Pero eso sí, fiel a su guión de los últimos meses, se instalaba de nuevo en lo amoroso y decía que nada de rencores: “Nosotros no odiamos a nadie ni queremos venganza,”. Y para que quedara clara su partitura amorosa, al protestar como candidato expresaba que lo hacía:
“Por la libertad, la justicia, la seguridad y… la felicidad de nuestro pueblo”.
Amor. Y paz: “Y sobre todo, debemos decir con firmeza, con seguridad —azuzaba a los suyos para que hicieran campaña—, que vamos a lograr este cambio porque la única manera de que haya paz es que logremos un cambio verdadero”.
Se paraba frente a sus simpatizantes y les recordaba que deben hablar ante los demás ciudadanos acerca de que lo de él y lo de la izquierda representan: “Educación, salud, empleo, vivienda digna, alimentación para todos los mexicanos, ausencia de hambre y desnutrición”. O sea, amor. Y que la paz sólo se logrará con ellos, porque (dejaba de lado otra vez lo cariñoso) “los otros tres candidatos y lo que encarnan y representan es más de lo mismo”. Y más de lo mismo, arengaba, es “aceptar tácitamente que continúe la pobreza y el sufrimiento de la inmensa mayoría de los mexicanos”. Más de lo mismo —aseguraba— “es aceptar que continúe la violencia”.
Y por eso —reiteraba su llamado, su exaltación a hacer campaña— “estamos obligados a emplearnos a fondo, a dedicarnos en cuerpo y alma a convencer a todas y todos de que sólo con un cambio verdadero podremos lograr el renacimiento de México”.

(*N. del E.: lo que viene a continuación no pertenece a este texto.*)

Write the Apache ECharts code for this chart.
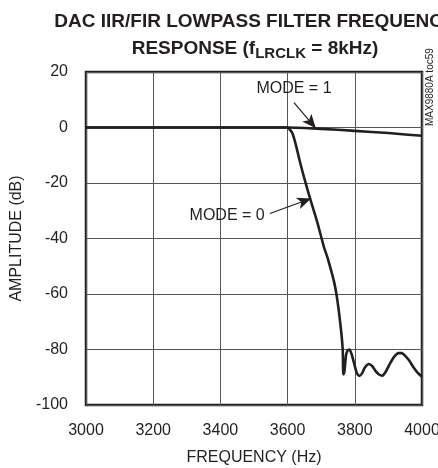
<!DOCTYPE html>
<html><head><meta charset="utf-8">
<script src="https://cdn.jsdelivr.net/npm/echarts@6/dist/echarts.min.js"></script>
<style>html,body{margin:0;padding:0;background:#fff}#c{width:438px;height:468px}</style>
</head><body><div id="c"></div>
<script>
const xTicks = [3000, 3200, 3400, 3600, 3800, 4000];
const yTicks = [-100, -80, -60, -40, -20, 0, 20];
const mode0Freq = [3000,3100,3200,3300,3400,3500,3580,3600,3605,3614,3624,3636,3649,3668,3688,3708,3719,3739,3749,3759,3764,3766,3769,3774,3778,3784,3790,3798,3806,3814,3822,3830,3842,3852,3862,3872,3882,3892,3905,3918,3930,3940,3950,3962,3975,3988,4000];
const mode0Amp  = [0,0,0,0,0,0,0,0,-0.5,-2,-6,-12,-18,-26,-34,-43,-47,-56,-63,-73,-80,-89,-88,-82,-80.5,-80,-81.5,-85,-88.5,-89.5,-88.5,-86.5,-85.2,-86,-87.8,-89,-89.4,-88,-85,-82.5,-81.3,-81.3,-82.3,-84,-86.5,-88.5,-89.8];
const mode1Freq = [3000,3200,3400,3600,3650,3700,3750,3800,3850,3900,3950,4000];
const mode1Amp  = [0,0,0,0,-0.2,-0.5,-0.8,-1.2,-1.6,-2.0,-2.5,-3.0];
const annotations = [
  {text: 'MODE = 1', at: [3619, 14], from: [3619, 9], to: [3684, -0.3]},
  {text: 'MODE = 0', at: [3420, -31.7], from: [3547, -31], to: [3670, -25.6]}
];
const FONT = '"Liberation Sans", Arial, sans-serif';
const zip = (a, b) => a.map((v, i) => [v, b[i]]);
const chart = echarts.init(document.getElementById('c'), null, {renderer: 'canvas'});
chart.setOption({
  animation: false,
  backgroundColor: '#fff',
  title: {
    text: 'DAC IIR/FIR LOWPASS FILTER FREQUENCY\n{b|RESPONSE (f}{s|LRCLK}{b| = 8kHz)}',
    left: 250, top: 3, textAlign: 'center',
    textStyle: {
      fontFamily: FONT, fontWeight: 'bold', fontSize: 19, color: '#231f20', lineHeight: 27,
      rich: {
        b: {fontFamily: FONT, fontWeight: 'bold', fontSize: 19, color: '#231f20'},
        s: {fontFamily: FONT, fontWeight: 'bold', fontSize: 15, color: '#231f20', padding: [10, 0, 0, 0]}
      }
    }
  },
  grid: {left: 86, right: 16, top: 72, bottom: 63, outerBoundsMode: 'none', containLabel: false,
         show: true, borderColor: '#231f20', borderWidth: 2.5, backgroundColor: 'transparent'},
  xAxis: {
    type: 'value', min: 3000, max: 4000, interval: 200,
    name: 'FREQUENCY (Hz)', nameLocation: 'middle', nameGap: 45,
    nameTextStyle: {fontFamily: FONT, fontSize: 16, color: '#231f20'},
    axisLine: {show: false}, axisTick: {show: false},
    axisLabel: {fontFamily: FONT, fontSize: 16, color: '#231f20', margin: 18, formatter: v => String(v)},
    splitLine: {show: true, lineStyle: {color: '#555', width: 1}}
  },
  yAxis: {
    type: 'value', min: -100, max: 20, interval: 20,
    name: 'AMPLITUDE (dB)', nameLocation: 'middle', nameGap: 57, nameRotate: 90,
    nameTextStyle: {fontFamily: FONT, fontSize: 16, color: '#231f20'},
    axisLine: {show: false}, axisTick: {show: false},
    axisLabel: {fontFamily: FONT, fontSize: 16, color: '#231f20', margin: 18, formatter: v => String(v)},
    splitLine: {show: true, lineStyle: {color: '#555', width: 1}}
  },
  series: [
    {
      type: 'line', data: zip(mode1Freq, mode1Amp), showSymbol: false, smooth: false,
      lineStyle: {color: '#231f20', width: 2.6}
    },
    {
      type: 'line', data: zip(mode0Freq, mode0Amp), showSymbol: false, smooth: 0.25,
      lineStyle: {color: '#231f20', width: 2.6},
      markLine: {
        silent: true, symbol: ['none', 'arrow'], symbolSize: [9, 14],
        lineStyle: {color: '#231f20', width: 1.2, type: 'solid'},
        label: {show: false},
        data: annotations.map(a => [{coord: a.from}, {coord: a.to}])
      },
      markPoint: {
        silent: true, symbol: 'circle', symbolSize: 0,
        label: {show: true, position: 'inside', fontFamily: FONT, fontSize: 16, color: '#231f20', formatter: p => p.name},
        data: annotations.map(a => ({name: a.text, coord: a.at}))
      }
    }
  ],
  graphic: [{
    type: 'text', x: 425, y: 126, rotation: Math.PI / 2,
    style: {text: 'MAX9880A toc59', font: '10px ' + FONT, fill: '#231f20'}
  }]
});
</script></body></html>
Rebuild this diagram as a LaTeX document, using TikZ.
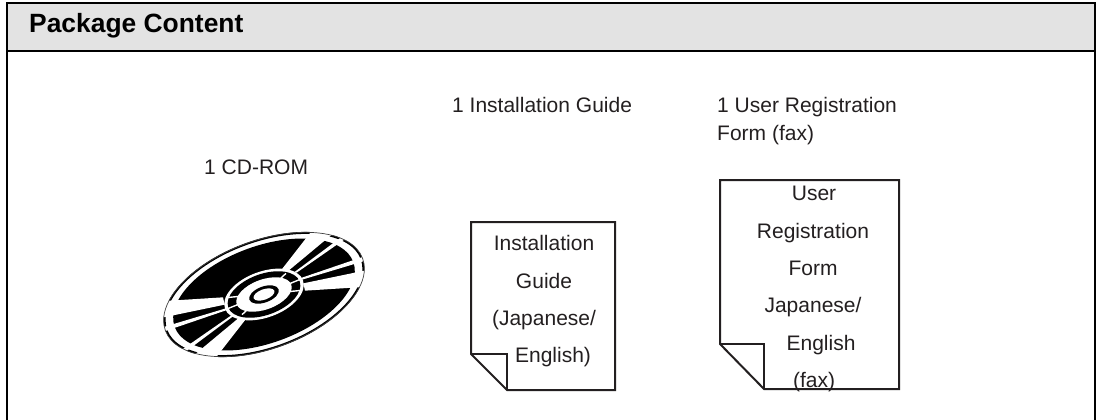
\documentclass[tikz,border=0pt]{standalone}
\usepackage{fontspec}
\setmainfont{Liberation Sans}
\definecolor{headgray}{HTML}{E3E3E3}
\definecolor{inkc}{HTML}{231F20}
\newcommand{\cdwideA}{\fill[white] (450,155) -- (559,15) -- (621,31) -- (478,150) -- cycle;}
\newcommand{\cdthinA}{\fill[white] (495,155) -- (645,43) -- (657,49) -- (500,158) -- cycle;}
\newcommand{\cdthinB}{\fill[white] (510,175) -- (727,101) -- (733,114) -- (513,180) -- cycle;}
\newcommand{\cdwideB}{\fill[white] (520,190) -- (737,145) -- (731,199) -- (525,212) -- cycle;}
\newcommand{\cdgaps}{\draw[white,line width=1.4pt] (402,222) -- (468,160) (402,222) -- (511,178) (402,222) -- (516,211);}
\tikzset{
  label text/.style={font=\fontsize{21pt}{25pt}\selectfont,text=inkc,inner sep=0pt},
  page line/.style={draw=inkc,line width=2pt,line join=miter},
  frame line/.style={draw=black,line width=2pt},
}
\begin{document}
\begin{tikzpicture}[x=1pt,y=-1pt]
\useasboundingbox (0,0) rectangle (1098,420);
% header
\fill[headgray] (6.5,3) rectangle (1095,51);
\draw[frame line] (6.5,420) -- (6.5,3) -- (1095,3) -- (1095,420);
\draw[frame line] (6.5,51) -- (1095,51);
\node[anchor=base west,inner sep=0pt,font=\bfseries\fontsize{26.4pt}{30pt}\selectfont,text=black] (title) at (29,33) {Package Content};
% labels
\node[label text,anchor=base west] (cdlabel) at (204,174) {1 CD-ROM};
\node[label text,anchor=base west] (guidelabel) at (452,113) {1 Installation Guide};
\node[label text,anchor=base west] (formlabel1) at (717,112.5) {1 User Registration};
\node[label text,anchor=base west] (formlabel2) at (717,140) {Form (fax)};
% CD
\begin{scope}[shift={(264,294.5)},rotate=20]
\draw[black,line width=2pt] (0,0) ellipse (104 and 53.5);
\fill[black] (0,0) ellipse (95 and 48.5);
\end{scope}
\begin{scope}[shift={(130,220)},x=0.33333pt,y=-0.33333pt]
\begin{scope}
\clip[shift={(402,222)},rotate=20] (0,0) ellipse (330 and 175);
\cdwideA\cdthinA\cdthinB\cdwideB
\begin{scope}[rotate around={180:(402,222)}]
\cdwideA\cdthinA\cdthinB\cdwideB
\end{scope}
\end{scope}
\end{scope}
\begin{scope}[shift={(264,294.5)},rotate=20]
\draw[black!75,line width=0.7pt] (0,0) ellipse (105 and 54);
\fill[white] (0,0) ellipse (41.5 and 23);
\fill[black] (0,0) ellipse (38 and 20.5);
\end{scope}
\begin{scope}[shift={(130,220)},x=0.33333pt,y=-0.33333pt]
\cdgaps
\begin{scope}[rotate around={180:(402,222)}]
\cdgaps
\end{scope}
\end{scope}
\begin{scope}[shift={(264,294.5)},rotate=20]
\fill[white] (0,0) ellipse (29 and 15);
\fill[black] (0,0) ellipse (15.5 and 8);
\fill[white] (0,0) ellipse (11 and 5.2);
\end{scope}
% guide page
\coordinate (g1) at (471,222);
\coordinate (g2) at (615,222);
\coordinate (g3) at (615,390);
\coordinate (g4) at (507,390);
\coordinate (g5) at (471,354);
\coordinate (g6) at (507,354);
\draw[page line] (g1) -- (g2) -- (g3) -- (g4) -- (g5) -- cycle;
\draw[page line] (g5) -- (g6) -- (g4);
\node[label text,anchor=base] (gt1) at (544,250) {Installation};
\node[label text,anchor=base] (gt2) at (544,288) {Guide};
\node[label text,anchor=base] (gt3) at (544,325) {(Japanese/};
\node[label text,anchor=base] (gt4) at (553,362) {English)};
% form page
\coordinate (f1) at (720,180);
\coordinate (f2) at (899,180);
\coordinate (f3) at (899,389);
\coordinate (f4) at (764,389);
\coordinate (f5) at (720,344);
\coordinate (f6) at (764,344);
\draw[page line] (f1) -- (f2) -- (f3) -- (f4) -- (f5) -- cycle;
\draw[page line] (f5) -- (f6) -- (f4);
\node[label text,anchor=base] (ft1) at (814,200) {User};
\node[label text,anchor=base] (ft2) at (813,238) {Registration};
\node[label text,anchor=base] (ft3) at (813,275) {Form};
\node[label text,anchor=base] (ft4) at (813,312) {Japanese/};
\node[label text,anchor=base] (ft5) at (821,350) {English};
\node[label text,anchor=base] (ft6) at (814,387) {(fax)};
\end{tikzpicture}
\end{document}
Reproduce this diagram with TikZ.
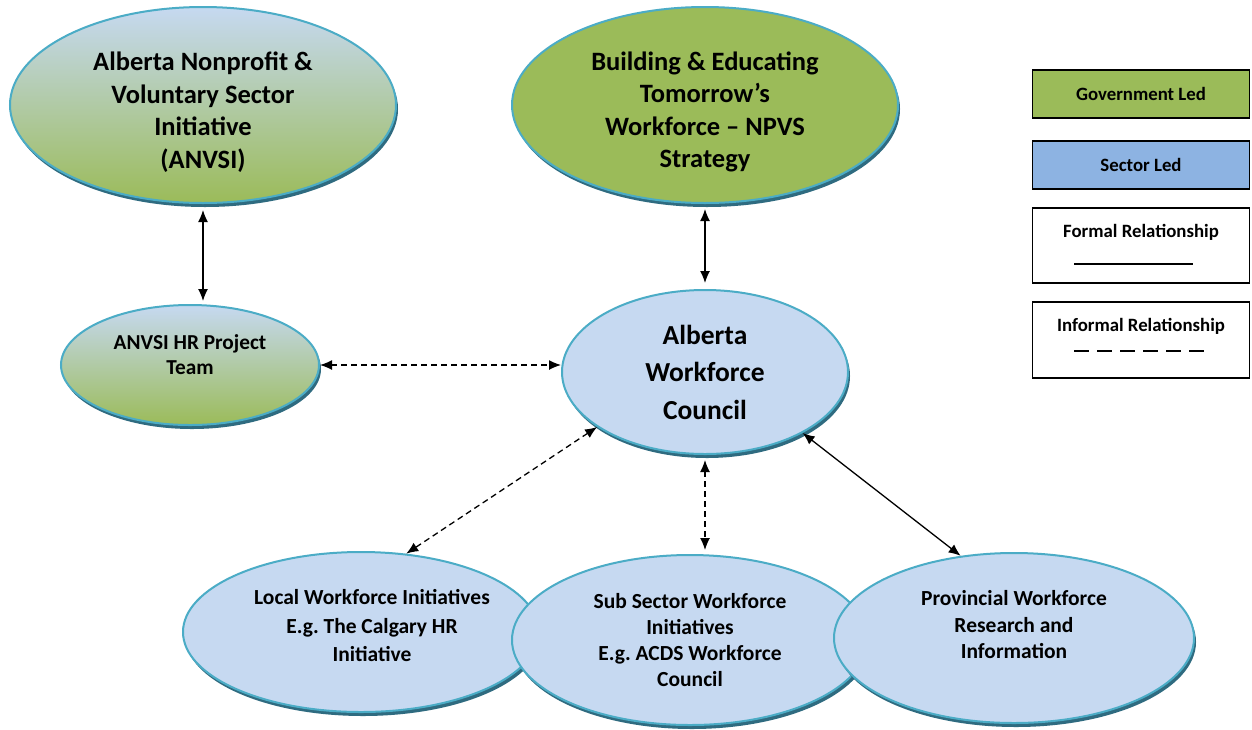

Sonreía porque era vitoreado por hombres y mujeres que lo miraban, como siempre, con adoración, y no pecaba de modesto: aseguraba que él y los suyos van a llevar a cabo, sin violencia, lo que llamó “la cuarta gran transformación nacional”. Es decir, algo equivalente a la Independencia, la Reforma y la Revolución.
Manuel Camacho Solís, Ricardo Monreal, Porfirio Muñoz Ledo, sus hombres del ayer y hoy, ponían semblante de agrado en primera fila. Y surgía entonces el griterío que ilustraba el anhelo de todos: “¡Presidente, Presidente, Presidente!”. Llovían papelitos naranja y blanco en calidad de confeti, sonría López Obrador, hacía su ademán de que abrazaba a todos abrazándose a sí mismo, y bajaba a las butacas para dejarse tocar y retratar con sus cientos de fieles durante largos minutos. Amorosos minutos.
Juan Pablo Becerra-Acosta M., Milenio, 12 de marzo.